Do you have to declare underpinning?
As with many property problems, it’s always tempting to just hide the issue and not mention it. After all, underpinning is buried deep in the ground, so no one will ever know, right? Wrong! Like most potential problems, from noisy neighbours to subsidence, you’re obliged to fess up on the TA6 Property Information form that’s part of the conveyancing process. If you don’t admit to having underpinning work done, and it gets that sinking feeling again in the future, you could be sued by the buyers.
If you have had good quality underpinning work done, it’s better to be completely upfront about it. You should provide potential buyers with all the paperwork you got when the work was done, including the Certificate of Structural Adequacy and Formal Completion Certificate. You should also keep copies of any subsequent monitoring reports from your structural engineer. The more evidence you can provide to prove the work has been successful, the less of an issue it will be for your buyers.
Can you get a mortgage on an underpinned house?
If the work has been done professionally, to the set standard, then there’s no reason that your buyers won’t be able to get a mortgage on a house with past underpinning. Once again, the older the installation, the less of a problem it will be. If the underpinning work has only been completed recently, then the mortgage lender may insist on extensive and expensive surveys before they make their offer, if indeed they make an offer at all.
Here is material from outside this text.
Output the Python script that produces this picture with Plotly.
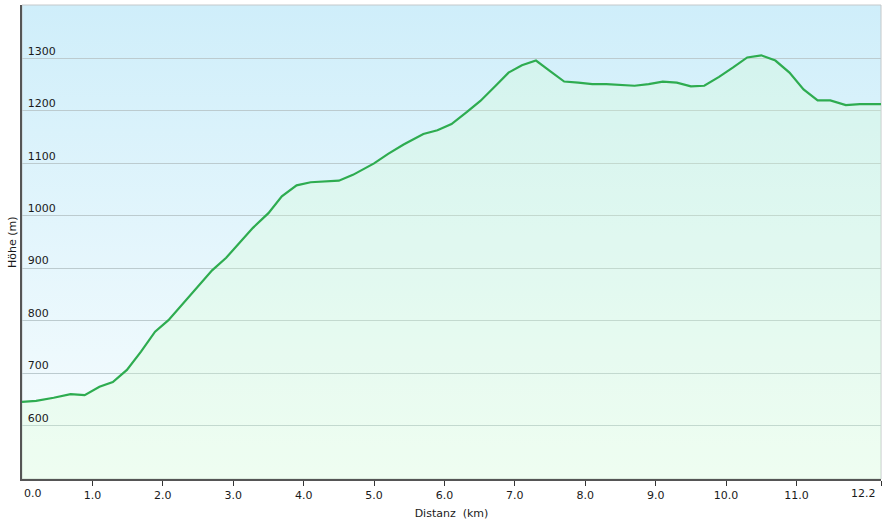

This can put buyers off, and if they do proceed, your buyers will expect a lower price to compensate them for the extra costs of securing a mortgage.
Can you insure an underpinned house?
It is possible to get buildings insurance on a house with past underpinning, though similarly, the more recent the work, the higher the premiums will be. There’s plenty of business out there and so insurers have no incentive to take on unnecessary risks. Some insurance companies will refuse cover and you may need a specialist broker to find an affordable policy.
If you do get insurance, you’ll find that the subsidence excess will be substantially higher than it is for a property that’s not been underpinned. You may even find that future subsidence is excluded from the cover. Again, your buyers will expect this extra expense and hassle to be reflected in the price.
Most work on your home will benefit you when you come to sell. Replace your windows, refit the bathroom or install a new kitchen, and it’ll add to the value and make it easier to find a buyer fast. Unfortunately, while underpinning makes your home more structurally stable and secure, it has the opposite effect, reducing the value and making a buyer harder to find.
Sadly, all the proof and paperwork in the world can’t overcome the stigma when it comes to selling a house with past underpinning, especially if you need to sell fast. That’s why subsidence and underpinning are two of the most common reasons that people choose to sell to a cash buyer. Instead of waiting months to find a buyer, and getting beaten down on price at every turn, only for them to get cold feet at the eleventh hour, you get a guaranteed cash offer and a quick sale, with none of the stress and problems of selling a house with past underpinning on the open market.